Re: Unicode is not an IETF character code

But note that my comment said that I thought we needed to have a clear
basis for believing that we could (and WOULD) deliver a better
solution.  To date, I haven't seen that, but it's no big deal if I'm
wrong.  My claim, however, is that a distinct effort to formulate
an Internet character set spec needs to be made and it needs to be
clear about the ways in which it will (must) be better than the
variety of existing or emerging specs.


Dave,
   Let me take another cut at what I think Ned is trying to say.
   ISO (pretending for a moment that it is a monolithic entity) has left
us (and other users of character set standards) in their usual messy
state, one for which we both share loathing.  There are a vast
plentitude of "ISO Character Set Standards", some of which don't even
come out of ISO/IEC JTC1 on Information Technology.  As a result, "adopt
ISO's solution" is a non-statement, no decision at all.
   In particular, none of these things says "this is the latest and
greatest, please forget about all of the others and transition away from
them".  Certainly, several of them have True Believers who would make
that assertion on their behalf, but "ISO" has made no such decisions. 
They haven't even offered standardized guidance about the tradeoffs.
   If one is going to have what we would normally consider a
"standard"--sufficient definition that interoperability is highly
probable--we have to make choices: choices among standards and, in at
least one or two cases, choices about how to profile standards.
   None of this requires "a clear basis for believing that we could (and
WOULD) deliver a better solution", only the painful realization that,
for our purposes, ISO has done only half the job and we can't use any of
it without making decisions about what to use and how to use it.  That
we could do better if we started over is a rational hypothesis, but it
isn't necessary to any of the discussions I've seen on this.

   For example, 
 (i) the discussions about character unification are really discussions
about whether IS 10646* is an appropriate "character set" for MIME
registration purposes absent additional profiling and noting that we did
endorse and document a specific profile as part of the registration/
definition process in doing ISO-2022-JP.

 (ii) the discussions about the appropriateness of sending IS 10646* as
32-bit base64 encoded, 16-bit base64 encoded, UTF-2 with some encoding,
or inventing an encoding of our own are, again, issues of profiling the
thing for our purposes: as far as I know*, ISO has provided us with no
guidance on the subject and indeed may still be semi-recommending UTF-1
for at least some purposes.  Note, in this context, that UTF-2 is not
part of IS 10646, but would be a decision on our part that we can
deliver a better solution by looking elsewhere.

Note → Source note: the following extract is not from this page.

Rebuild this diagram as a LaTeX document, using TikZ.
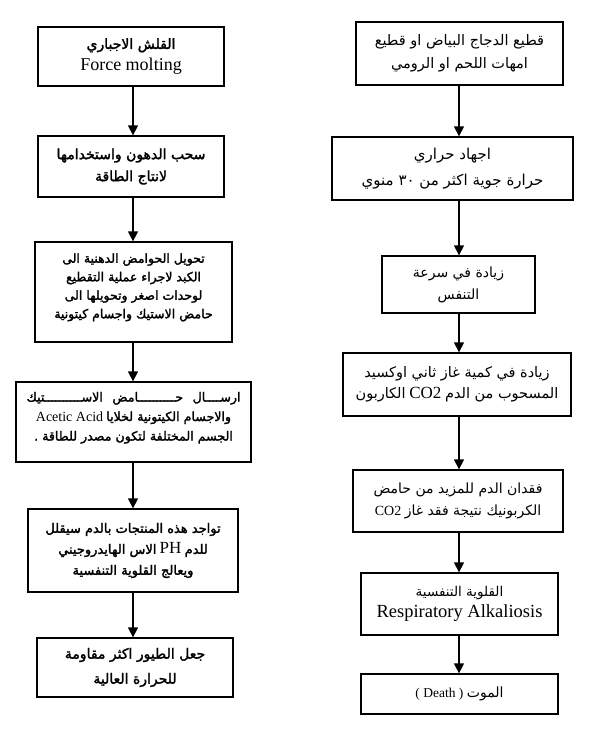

As in your notes and Ned's, I am avoiding comment on the technical
merits of any of these options.

   --john
* I continue to find one aspect of this discussion interesting.  I
haven't seen IS 10646.  You haven't seen IS 10646.  Actually, probably
no one associated with IETF has.  ISO hasn't published it.  If ITTF (the
last pre-publication review in the ISO/IEC JTC1 process) has seen it and
signed off, I haven't seen the notice.  What we have seen is the 2nd
DIS.  A few of us have also seen all or parts of the fairly extensive
notes and minutes of SC2 that document agreement to post-DIS-ballot
changes.  But the text, no.   So there are interesting possibilities
about embracing vapor.